Un par de urracas vienen a verme a mi puesto de trabajo. La gente me dice que tengo suerte, pues mi silla está al lado de una ventana, en un edificio que es como un Corte Inglés donde no se sabe cuándo es de día ni cuándo las noches son. Yo les digo que sí, y es verdad: les comento que está lloviendo cuando llueve y que hace un día muy bonito cuando luce el sol. Pero lo que más me gusta de mi sitio es ver las urracas.
No sé si es porque el grueso ventanal hace ese efecto espejo que impide atisbar desde el exterior lo que hay dentro o si, directamente, pasan de mí. El caso es que parecen totalmente ajenas a mi existencia y se dedican a husmear entre las piedrinas del terrado. A veces les hablo y les digo que podrían construir ahí, delante de mis narices, uno de esos nidos que dicen que hacen, con cuentas de colores y trocitos de plástico brillantes que roban y luego acumulan.
Cuando las veo ahí, tan cerca, con ese brochazo azul en el borde de las alas, pienso en la belleza abrumadora del mundo. Ajeno a nuestras cuitas, el universo sigue con su curso. Se expande, muta, se mueve. La mayor parte del tiempo no nos fijamos en ella, pero la perfección existe: El otro día un buitre negro se acercó batiendo sus alas y se posó ahí, ante mí, mirándome a los ojos.
Siento algo parecido ante las imágenes del rape abisal que encontraron hace unos días cerca de las Canarias. El bicho, al que algún desaprensivo puso el nombre de ‘demonio negro’, había permanecido hasta entonces en las páginas de curiosidades de nuestros libros de zoología de la infancia. Con su pedúnculo luminoso para atraer a las presas a su boca y sus dientes desbordantes, pertenecía a ese reino de criaturas semidesconocidas, casi extraterrestres, que habitan los fondos marinos.
El verlo nadar, a plena luz del día, acercándose a la superficie, tenía algo de épico. Era su último viaje, pues los científicos que lo filmaron dijeron que murió poco después. Pero se diría que en la forma de mover su cola y su determinación vertical había algo más que una dirección equivocada.

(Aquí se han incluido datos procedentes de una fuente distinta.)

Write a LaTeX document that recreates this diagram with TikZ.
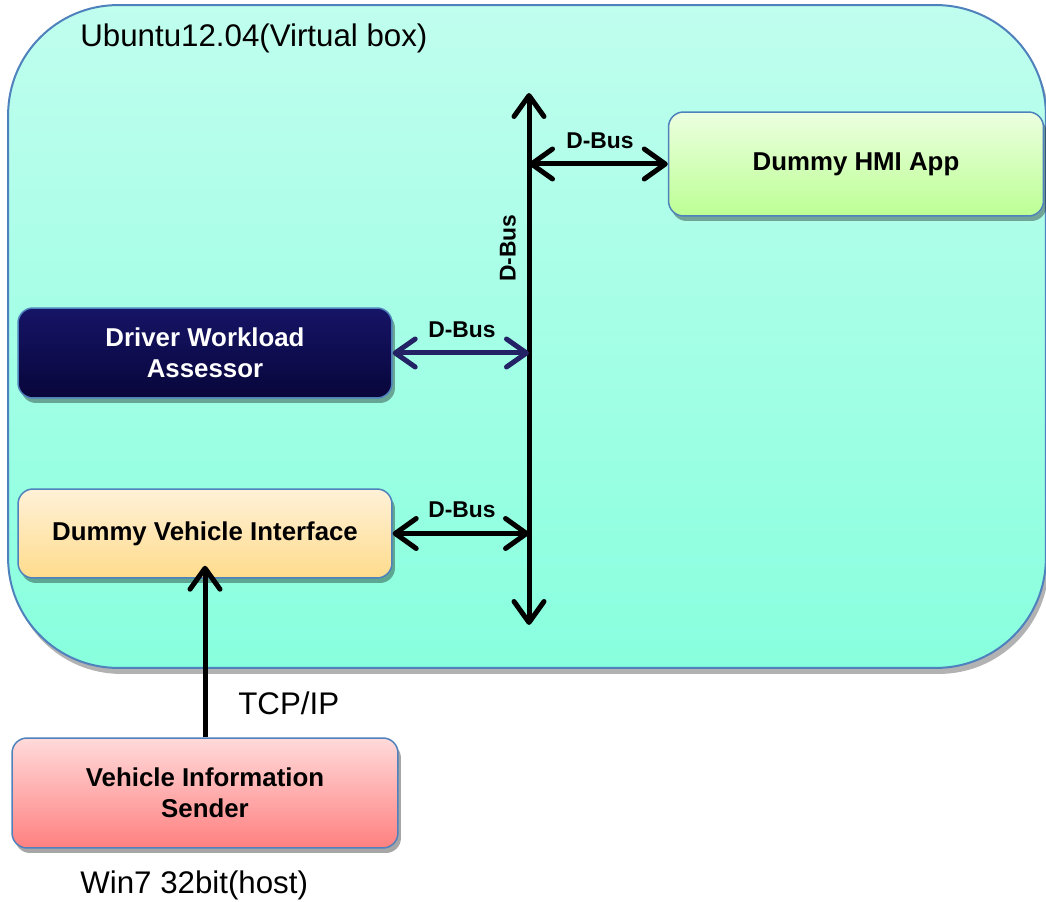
\documentclass[tikz,border=0pt]{standalone}
\usepackage{fontspec}
\setmainfont{Liberation Sans}
\usetikzlibrary{arrows.meta,shadows}

\definecolor{edgeblue}{RGB}{79,129,189}
\definecolor{vmtop}{RGB}{192,254,238}
\definecolor{vmbot}{RGB}{136,255,222}
\definecolor{hmitop}{RGB}{236,255,224}
\definecolor{hmibot}{RGB}{188,255,148}
\definecolor{dwatop}{RGB}{22,20,102}
\definecolor{dwabot}{RGB}{8,6,58}
\definecolor{dvitop}{RGB}{255,241,216}
\definecolor{dvibot}{RGB}{255,220,140}
\definecolor{vistop}{RGB}{255,218,218}
\definecolor{visbot}{RGB}{255,128,128}
\definecolor{navyline}{RGB}{34,34,100}

\tikzset{
  px/.style={x=0.02cm,y=-0.02cm},
  boxshadow/.style={drop shadow={shadow xshift=0.06cm,shadow yshift=-0.1cm,fill=black,opacity=0.35}},
  appbox/.style={draw=edgeblue,line width=0.03cm,rounded corners=0.3cm,
    boxshadow,align=center,inner sep=0pt,
    font=\fontsize{14.7pt}{17.6pt}\selectfont\bfseries},
  vmbox/.style={draw=edgeblue,line width=0.04cm,rounded corners=2.2cm,
    drop shadow={shadow xshift=0.06cm,shadow yshift=-0.12cm,fill=black,opacity=0.3},
    inner sep=0pt,top color=vmtop,bottom color=vmbot},
  buslabel/.style={font=\fontsize{13pt}{15pt}\selectfont\bfseries,inner sep=1pt},
  plainlabel/.style={font=\fontsize{17.8pt}{21pt}\selectfont,inner sep=0pt},
  busline/.style={line width=0.1cm,
    {Straight Barb[length=0.42cm,width=0.6cm,round]}-{Straight Barb[length=0.42cm,width=0.6cm,round]}},
  navyarrow/.style={color=navyline,line width=0.1cm,
    {Straight Barb[length=0.4cm,width=0.56cm,round]}-{Straight Barb[length=0.4cm,width=0.56cm,round]}},
  tcparrow/.style={line width=0.1cm,-{Straight Barb[length=0.42cm,width=0.6cm,round]}}
}

\begin{document}
\begin{tikzpicture}[px]
\useasboundingbox (0,0) rectangle (1046,902);

% virtual machine container
\node[vmbox,minimum width=20.76cm,minimum height=13.26cm] (vm) at (527,336.5) {};
\node[plainlabel,anchor=west] (vmlabel) at (80,38) {Ubuntu12.04(Virtual box)};

% applications
\node[appbox,top color=hmitop,bottom color=hmibot,minimum width=7.5cm,minimum height=2.08cm]
  (hmi) at (856,164) {\raisebox{-2pt}{Dummy HMI App}};
\node[appbox,top color=dwatop,bottom color=dwabot,text=white,minimum width=7.48cm,minimum height=1.8cm]
  (dwa) at (205,353) {Driver Workload\\Assessor};
\node[appbox,top color=dvitop,bottom color=dvibot,minimum width=7.48cm,minimum height=1.78cm]
  (dvi) at (205,533.5) {\raisebox{-2pt}{Dummy Vehicle Interface}};
\node[appbox,top color=vistop,bottom color=visbot,minimum width=7.72cm,minimum height=2.2cm]
  (vis) at (205,793) {Vehicle Information\\Sender};

% D-Bus backbone
\coordinate (busTop) at (529,93);
\coordinate (busBot) at (529,625);
\draw[busline] (busBot) -- (busTop);
\node[buslabel,rotate=90] (buslbl) at (508,248) {D-Bus};

% connections to the bus
\draw[busline] (busTop |- hmi.west) -- (hmi.west);
\node[buslabel] (hmilbl) at (600,141) {D-Bus};

\draw[navyarrow] (dwa.east) -- (dwa.east -| busTop);
\node[buslabel] (dwalbl) at (462,330) {D-Bus};

\draw[busline] (dvi.east) -- (dvi.east -| busTop);
\node[buslabel] (dvilbl) at (462,510) {D-Bus};

% host link
\draw[tcparrow,shorten >=-0.26cm] (vis.north) -- (dvi.south);
\node[plainlabel,anchor=west] (tcplbl) at (238,703) {TCP/IP};
\node[plainlabel,anchor=west] (hostlbl) at (80,885) {Win7 32bit(host)};
\end{tikzpicture}
\end{document}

Me gusta pensar que la criatura quería ver el mundo que hay al otro lado de la superficie. Más allá del límite que separa el reino acuático del aéreo. Que aún sabiendo que la diferencia de presión o la luminosidad acabarían con su vida, algo le empujaba a subir, asomar la cabeza, y luego morir. En los movimientos de su cola (acaso comestible) hay algo más que unas células contrayéndose y estirándose: hay una sinfonía de belleza eterna.